Amazon and other online sellers have fostered an environment in which customers now demand faster, more reliable shipping, and when they visit a physical retail outlet, they expect to find what they want - immediately available and in stock.
The desire for instant gratification is not new, of course, but the consequences of being unable to respond to it are primarily down to the evolving Internet culture. Though the connection might not be obvious, one of the most crucial factors in being able to deliver instant gratification is the quality of your inventory management procedures, not to mention those of your suppliers.
More companies are now realizing the critical role this function plays in positive, mutually beneficial business relationships.
Target, for example, has eliminated its previous two-to-12-day 'grace period' for late shipments, and increased late fees to about 5% of the total order price. Suppliers can also be fined between $5,000 and $10,000 for orders that are incomplete or inaccurate.
Walmart also has instituted new penalties and changes, which reduce its delivery windows from 1-to-4 days to 1-to-2 days, and increased its target for on-time deliveries from 90% to 95%.
Admittedly, stricter penalties aren’t the best way to maintain a smooth relationship with your suppliers; nor is frequently missing shipping targets the best way for a supplier to build a long-lasting partnership with major corporate players.
Instead, both parties need to integrate their inventory management systems better, and utilize big data, better scanning technology, and mutual accessibility via the cloud, to preserve their working relationship and ensure that end customers enjoy the instant gratification they crave.

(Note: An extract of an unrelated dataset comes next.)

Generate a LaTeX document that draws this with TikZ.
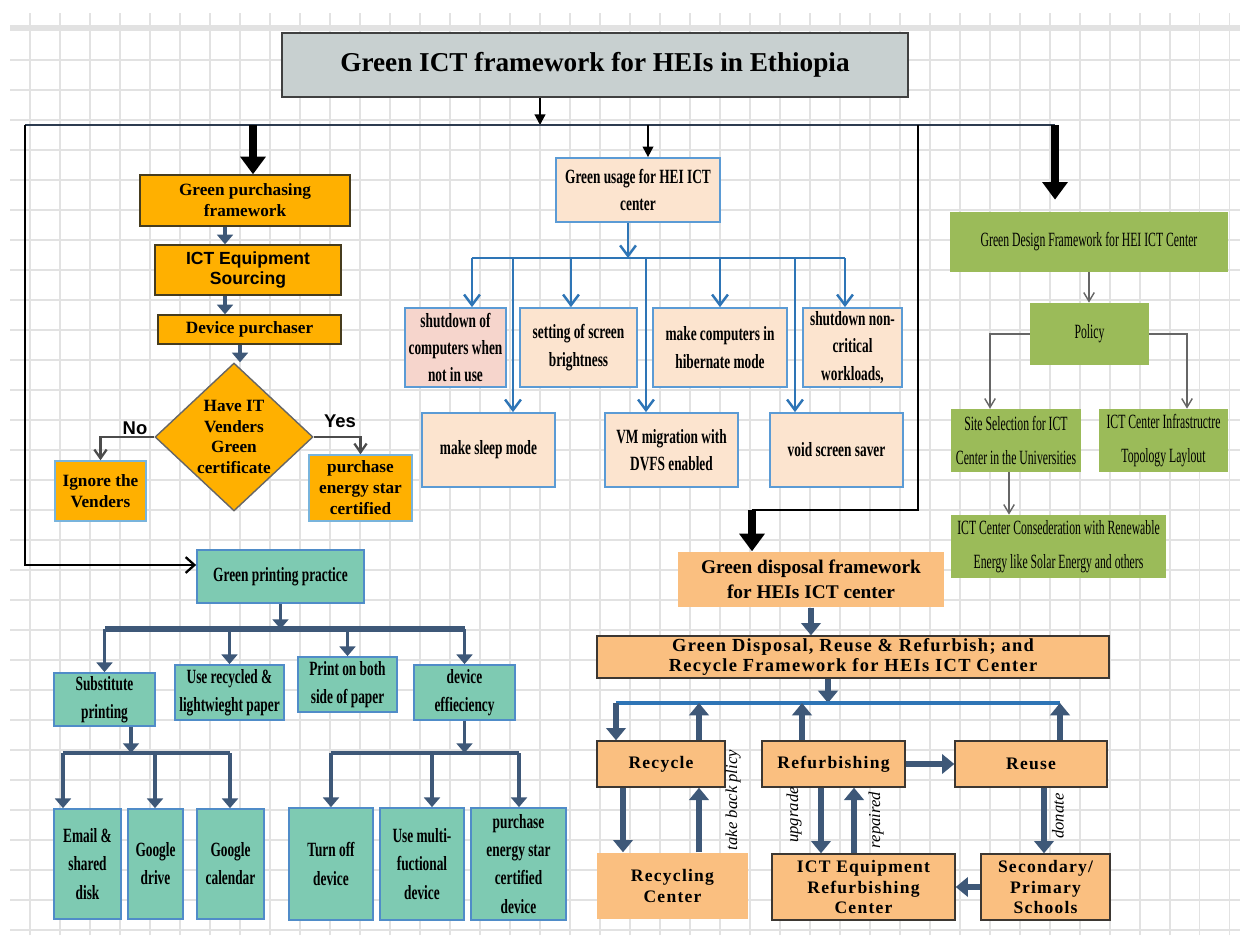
\documentclass[tikz,border=0pt]{standalone}
\usepackage{fontspec}
\usetikzlibrary{arrows.meta,shapes.geometric}
\setmainfont{Liberation Serif}
\setsansfont{Liberation Sans}
\newfontfamily\narrowfont[FakeStretch=0.66]{Liberation Serif}
\newfontfamily\designfont[FakeStretch=0.58]{Liberation Serif}
\newfontfamily\widefont[LetterSpace=7]{Liberation Serif}

\definecolor{titlegray}{RGB}{200,208,208}
\definecolor{purchorange}{RGB}{255,176,0}
\definecolor{purchedge}{RGB}{70,60,30}
\definecolor{lightedge}{RGB}{120,180,220}
\definecolor{usagepeach}{RGB}{252,228,207}
\definecolor{usagepink}{RGB}{246,213,204}
\definecolor{usageedge}{RGB}{91,155,213}
\definecolor{usageblue}{RGB}{46,117,182}
\definecolor{designgreen}{RGB}{155,187,89}
\definecolor{printteal}{RGB}{126,202,178}
\definecolor{printedge}{RGB}{80,140,200}
\definecolor{arrowsteel}{RGB}{62,88,120}
\definecolor{dispoorange}{RGB}{250,191,128}
\definecolor{dispoedge}{RGB}{60,55,50}
\definecolor{busnavy}{RGB}{45,60,80}
\definecolor{gridgray}{RGB}{226,226,226}

\begin{document}
\begin{tikzpicture}[x=0.02cm,y=-0.02cm,
 gridline/.style ={draw=gridgray,line width=0.8pt},
 titlebox/.style ={draw=black!75,fill=titlegray,line width=1.2pt,inner sep=0pt,
   font=\bfseries\fontsize{15.5}{18}\selectfont},
 purchbox/.style ={draw=purchedge,fill=purchorange,line width=0.8pt,inner sep=0pt,align=center,
   font=\bfseries\fontsize{9.8}{12}\selectfont},
 vendbox/.style ={purchbox,draw=lightedge},
 usagebox/.style ={draw=usageedge,fill=usagepeach,line width=1pt,inner sep=0pt,align=center,
   font=\narrowfont\bfseries\fontsize{11.5}{15.5}\selectfont},
 designbox/.style ={fill=designgreen,inner sep=0pt,align=center,
   font=\designfont\fontsize{11.5}{19}\selectfont},
 printbox/.style ={draw=printedge,fill=printteal,line width=1pt,inner sep=0pt,align=center,
   font=\narrowfont\bfseries\fontsize{11.5}{16}\selectfont},
 dispobox/.style ={draw=dispoedge,fill=dispoorange,line width=0.8pt,inner sep=0pt,align=center,
   font=\widefont\bfseries\fontsize{10}{11.5}\selectfont},
 plaindispo/.style ={dispobox,draw=none},
 yesno/.style ={font=\sffamily\bfseries\fontsize{10.5}{12}\selectfont},
 turnlabel/.style ={inner sep=0pt,font=\itshape\fontsize{9.5}{11}\selectfont},
 busline/.style ={-,draw=busnavy,line width=1.5pt},
 blackline/.style ={-,draw=black,line width=1.3pt},
 bigarrow/.style ={-{Triangle[length=10pt,width=14pt]},draw=black,line width=4.5pt},
 thinarrow/.style ={-{Triangle[length=6pt,width=6pt]},draw=black,line width=1.2pt},
 openarrow/.style ={-{Straight Barb[length=5pt,width=9pt]},draw=black,line width=1.3pt},
 steelarrow/.style ={-{Triangle[length=5.5pt,width=9pt]},draw=arrowsteel,line width=2.2pt},
 steelline/.style ={-,draw=arrowsteel,line width=2.2pt},
 blueline/.style ={-,draw=usageblue,line width=1.5pt},
 bluearrow/.style ={-{Straight Barb[length=6pt,width=9pt]},draw=usageblue,line width=1.4pt},
 grayarrow/.style ={-{Straight Barb[length=5pt,width=6pt]},draw=black!60,line width=0.8pt},
 vendarrow/.style ={-{Straight Barb[length=5pt,width=7pt]},draw=black!70,line width=1.3pt},
 dispoarrow/.style ={-{Triangle[length=7pt,width=11pt]},draw=arrowsteel,line width=3pt}
 ]
\useasboundingbox (0,0) rectangle (1240,940);
\fill[white] (0,0) rectangle (1240,940);
%draw background grid
\draw[gridline,step=0.6cm] (10,13) grid (1240,935);
\draw[gridline,line width=2.5pt] (10,27) -- (1240,27);

%draw title
\node[titlebox,minimum width=12.52cm,minimum height=1.28cm] (title) at (595,65) {Green ICT framework for HEIs in Ethiopia};

%draw green purchasing framework
\node[purchbox,minimum width=4.2cm,minimum height=1.02cm] (gpf) at (245,200.5) {Green purchasing\\framework};
\node[purchbox,font=\sffamily\bfseries\fontsize{10}{11.5}\selectfont,minimum width=3.72cm,minimum height=1cm] (ices) at (248,270) {ICT Equipment\\Sourcing};
\node[purchbox,minimum width=3.66cm,minimum height=0.58cm] (dp) at (249.5,329.5) {Device purchaser};
\node[purchbox,shape=diamond,draw=black!60,aspect=1.07,minimum width=3.16cm,minimum height=2.96cm,
  font=\bfseries\fontsize{9.8}{11.6}\selectfont] (dia) at (234,437) {Have IT\\Venders\\Green\\certificate};
\node[vendbox,minimum width=1.82cm,minimum height=1.2cm] (ign) at (100.5,491) {Ignore the\\Venders};
\node[vendbox,minimum width=2.06cm,minimum height=1.32cm] (pes) at (360.5,488) {purchase\\energy star\\certified};
\node[yesno] (no) at (135,428) {No};
\node[yesno] (yes) at (340,421) {Yes};

%draw green usage
\node[usagebox,minimum width=3.28cm,minimum height=1.28cm] (gu) at (638,190) {Green usage for HEI ICT\\center};
\node[usagebox,fill=usagepink,minimum width=2.02cm,minimum height=1.58cm] (u1) at (455.5,347.5) {shutdown of\\computers when\\not in use};
\node[usagebox,minimum width=2.34cm,minimum height=1.58cm] (u2) at (578.5,347.5) {setting of screen\\brightness};
\node[usagebox,minimum width=2.68cm,minimum height=1.58cm] (u3) at (720,347.5) {make computers in\\hibernate mode};
\node[usagebox,minimum width=1.98cm,minimum height=1.58cm] (u4) at (852.5,347.5) {shutdown non-\\critical\\workloads,};
\node[usagebox,minimum width=2.66cm,minimum height=1.48cm] (u5) at (488.5,450) {make sleep mode};
\node[usagebox,minimum width=2.66cm,minimum height=1.48cm] (u6) at (671.5,450) {VM migration with\\DVFS enabled};
\node[usagebox,minimum width=2.66cm,minimum height=1.48cm] (u7) at (836.5,450) {void screen saver};

%draw green design
\node[designbox,minimum width=5.56cm,minimum height=1.2cm] (gd) at (1089,242) {Green Design Framework for HEI ICT Center};
\node[designbox,minimum width=2.38cm,minimum height=1.24cm] (pol) at (1089.5,334) {Policy};
\node[designbox,minimum width=2.6cm,minimum height=1.26cm] (site) at (1016,440.5) {Site Selection for ICT\\Center in the Universities};
\node[designbox,minimum width=2.58cm,minimum height=1.26cm] (infra) at (1163.5,440.5) {ICT Center Infrastructre\\Topology Laylout};
\node[designbox,minimum width=4.3cm,minimum height=1.26cm] (cons) at (1058.5,546.5) {ICT Center Consederation with Renewable\\Energy like Solar Energy and others};

%draw green printing
\node[printbox,minimum width=3.34cm,minimum height=1.06cm] (gp) at (280.5,576.5) {Green printing practice};
\node[printbox,minimum width=2.02cm,minimum height=1.06cm] (s1) at (104.5,699.5) {Substitute\\printing};
\node[printbox,minimum width=2.18cm,minimum height=1.1cm] (s2) at (229.5,692.5) {Use recycled \&\\lightwieght paper};
\node[printbox,minimum width=1.98cm,minimum height=1.1cm] (s3) at (347.5,684.5) {Print on both\\side of paper};
\node[printbox,minimum width=2.02cm,minimum height=1.1cm] (s4) at (464.5,692.5) {device\\effieciency};
\node[printbox,minimum width=1.34cm,minimum height=2.2cm] (t1) at (87.5,864) {Email \&\\shared\\disk};
\node[printbox,minimum width=1.1cm,minimum height=2.2cm] (t2) at (155.5,864) {Google\\drive};
\node[printbox,minimum width=1.34cm,minimum height=2.2cm] (t3) at (230.5,864) {Google\\calendar};
\node[printbox,minimum width=1.68cm,minimum height=2.24cm] (d1) at (331,864) {Turn off\\device};
\node[printbox,minimum width=1.68cm,minimum height=2.24cm] (d2) at (422,864) {Use multi-\\fuctional\\device};
\node[printbox,minimum width=1.9cm,minimum height=2.24cm] (d3) at (518.5,864) {purchase\\energy star\\certified\\device};

%draw green disposal
\node[plaindispo,font=\bfseries\fontsize{11}{14}\selectfont,minimum width=5.32cm,minimum height=1.1cm] (gdf) at (811,579.5) {Green disposal framework\\for HEIs ICT center};
\node[dispobox,font=\widefont\bfseries\fontsize{10.5}{11.5}\selectfont,minimum width=10.24cm,minimum height=0.84cm] (rrr) at (853,657) {Green Disposal, Reuse \& Refurbish; and\\Recycle Framework for HEIs ICT Center};
\node[dispobox,minimum width=2.56cm,minimum height=0.92cm] (r1) at (661,764) {Recycle};
\node[dispobox,minimum width=2.86cm,minimum height=0.92cm] (r2) at (833.5,764) {Refurbishing};
\node[dispobox,minimum width=3.04cm,minimum height=0.92cm] (r3) at (1031,764) {Reuse};
\node[plaindispo,minimum width=3.02cm,minimum height=1.32cm] (q1) at (672.5,886) {Recycling\\Center};
\node[dispobox,minimum width=3.66cm,minimum height=1.32cm] (q2) at (863.5,887) {ICT Equipment\\Refurbishing\\Center};
\node[dispobox,minimum width=2.58cm,minimum height=1.32cm] (q3) at (1045.5,887) {Secondary/\\Primary\\Schools};
\node[turnlabel,rotate=90] (ltake) at (733,800) {take back plicy};
\node[turnlabel,rotate=90] (lupg) at (794,815) {upgrade};
\node[turnlabel,rotate=90] (lrep) at (876,820) {repaired};
\node[turnlabel,rotate=90] (ldon) at (1058,816) {donate};

%draw main bus
\coordinate (busL) at (25,125);
\coordinate (busM) at (918,125);
\coordinate (busR) at (1055,125);
\coordinate (dturn) at (752,510);
\draw[thinarrow] ([xshift=-1.1cm]title.south) -- ([xshift=-1.1cm]title.south |- busL);
\draw[busline] (busL) -- (busR);
\draw[blackline] (busM) |- (dturn);
\draw[openarrow] (busL) |- ([yshift=0.23cm]gp.west);
\draw[bigarrow] ([xshift=0.16cm]gpf.north |- busL) -- ([xshift=0.16cm]gpf.north);
\draw[thinarrow] ([xshift=0.2cm]gu.north |- busL) -- ([xshift=0.2cm]gu.north);
\draw[bigarrow,shorten >=0.24cm] (busR) -- (busR |- gd.north);
\draw[bigarrow] (dturn) -- (dturn |- gdf.north);

%draw purchasing arrows
\draw[steelarrow] ([xshift=-0.4cm]gpf.south) -- ([xshift=-0.4cm]gpf.south |- ices.north);
\draw[steelarrow] ([xshift=-0.46cm]ices.south) -- ([xshift=-0.46cm]ices.south |- dp.north);
\draw[steelarrow] ([xshift=-0.19cm]dp.south) -- ([xshift=-0.19cm]dp.south |- dia.north);
\draw[vendarrow] (dia.west) -| (ign.north);
\draw[vendarrow] (dia.east) -| (pes.north);

%draw usage arrows
\coordinate (ubusL) at (472,258);
\coordinate (ubusR) at (845,258);
\draw[bluearrow] ([xshift=-0.2cm]gu.south) -- ([xshift=-0.2cm]gu.south |- ubusL);
\draw[blueline] (ubusL) -- (ubusR);
\foreach \px/\tgt in {472/u1,513/u5,571/u2,646/u6,720/u3,795/u7,845/u4}
  \draw[bluearrow] (\px,258) -- (\px,258 |- \tgt.north);

%draw design arrows
\draw[grayarrow] (gd.south) -- (gd.south |- pol.north);
\draw[grayarrow] (pol.west) -| ([xshift=-0.52cm]site.north);
\draw[grayarrow] (pol.east) -| ([xshift=0.47cm]infra.north);
\draw[grayarrow] ([xshift=-0.14cm]site.south) -- ([xshift=-0.14cm]site.south |- cons.north);

%draw printing arrows
\coordinate (pbusL) at (105,629);
\coordinate (pbusR) at (465,629);
\draw[steelarrow] (gp.south) -- (gp.south |- pbusL);
\draw[steelline,line width=3.2pt] (pbusL) -- (pbusR);
\foreach \tgt in {s1,s2,s3,s4}
  \draw[steelarrow] (\tgt.north |- pbusL) -- (\tgt.north);
\coordinate (sbusL) at (63,753);
\coordinate (sbusR) at (230,753);
\draw[steelarrow] ([xshift=0.53cm]s1.south) -- ([xshift=0.53cm]s1.south |- sbusL);
\draw[steelline] (sbusL) -- (sbusR);
\foreach \px/\tgt in {63/t1,155/t2,230/t3}
  \draw[steelarrow] (\px,753) -- (\px,753 |- \tgt.north);
\coordinate (dbusL) at (331,753);
\coordinate (dbusR) at (519,753);
\draw[steelarrow] (s4.south) -- (s4.south |- dbusL);
\draw[steelline] (dbusL) -- (dbusR);
\foreach \px/\tgt in {331/d1,432/d2,519/d3}
  \draw[steelarrow] (\px,753) -- (\px,753 |- \tgt.north);

%draw disposal arrows
\coordinate (xbusL) at (616,703);
\coordinate (xbusR) at (1060,703);
\draw[dispoarrow] (gdf.south) -- (gdf.south |- rrr.north);
\draw[dispoarrow] ([xshift=-0.5cm]rrr.south) -- ([xshift=-0.5cm]rrr.south |- xbusL);
\draw[blueline,line width=2pt] (xbusL) -- (xbusR);
\draw[dispoarrow] (xbusL) -- (xbusL |- r1.north);
\draw[dispoarrow] (699,703 |- r1.north) -- (699,703);
\draw[dispoarrow] (802,703 |- r2.north) -- (802,703);
\draw[dispoarrow] (xbusR |- r3.north) -- (xbusR);
\draw[dispoarrow] (623,0 |- r1.south) -- (623,0 |- q1.north);
\draw[dispoarrow] (699,0 |- q1.north) -- (699,0 |- r1.south);
\draw[dispoarrow] (821,0 |- r2.south) -- (821,0 |- q2.north);
\draw[dispoarrow] (854,0 |- q2.north) -- (854,0 |- r2.south);
\draw[dispoarrow] (1044,0 |- r3.south) -- (1044,0 |- q3.north);
\draw[dispoarrow] (r2.east) -- (r3.west);
\draw[dispoarrow] (q3.west) -- (q2.east);
\end{tikzpicture}
\end{document}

Why Inventory Management Is So Vital
Inventory management may seem like little more than an insurance policy, to keep records and evaluate product loss or processing efficiency. Thanks to big data and today’s technology, however, inventory management is also worthwhile for:
- Communication. Thanks to the cloud, suppliers, vendors, and customers can all mutually access the same information. When a box is scanned for shipment, customers are instantly updated with the knowledge that the shipment is going to make it on time (or not). The speed of transactions and the accessibility of the data also enable more efficient internal communication.
- Predicting. When paired with intelligent predictive analytics, the data you gather through inventory management can be used to project your customers’ needs accurately, and ensure your production team is ready. That will please your customers and keep your partnerships operating smoothly.
- Improving. Looking back at your historical data, and performing root cause analyses for anything that goes wrong, can help you learn from your past mistakes, identify potential areas of growth, and design a better business. Adapting to market demands and lowering costs is good for everyone in your supply chain.
The Four Stages of Effective Inventory Management
Here are the four stages of inventory management that your system must address:
1. Gathering. Employing barcodes or similar technology, you can gather data in an automated fashion. Instead of entering location information on a spreadsheet, you can instantly record rich data such as location, contents, and product details and instantly upload it to a centralized cache.
2. Accessing. The data will then be available to all interested parties, including your company and your partners (if desired). Generally, the more transparency you offer, the better, though there may be some information you’ll want to keep private.
3. Analyzing. There’s a reason why demand for data analysts is increasing. It’s nice to have ample information on your supply chain, and even better for all interested parties to be able to access that data, but what can you learn from it? Analysts will be able to help you predict future events and make changes to your current procedures that better address your needs.
4. Acting. Your conclusions won’t mean anything unless you can put them into action. The last step is a commitment to use your new information to make improvements, one way or another.
If your firm is able to establish efficient processes for all four of these stages, and remain consistent in execution, you’ll be able to exceed expectations consistently, and ensure both your partners and your end customers are fully satisfied.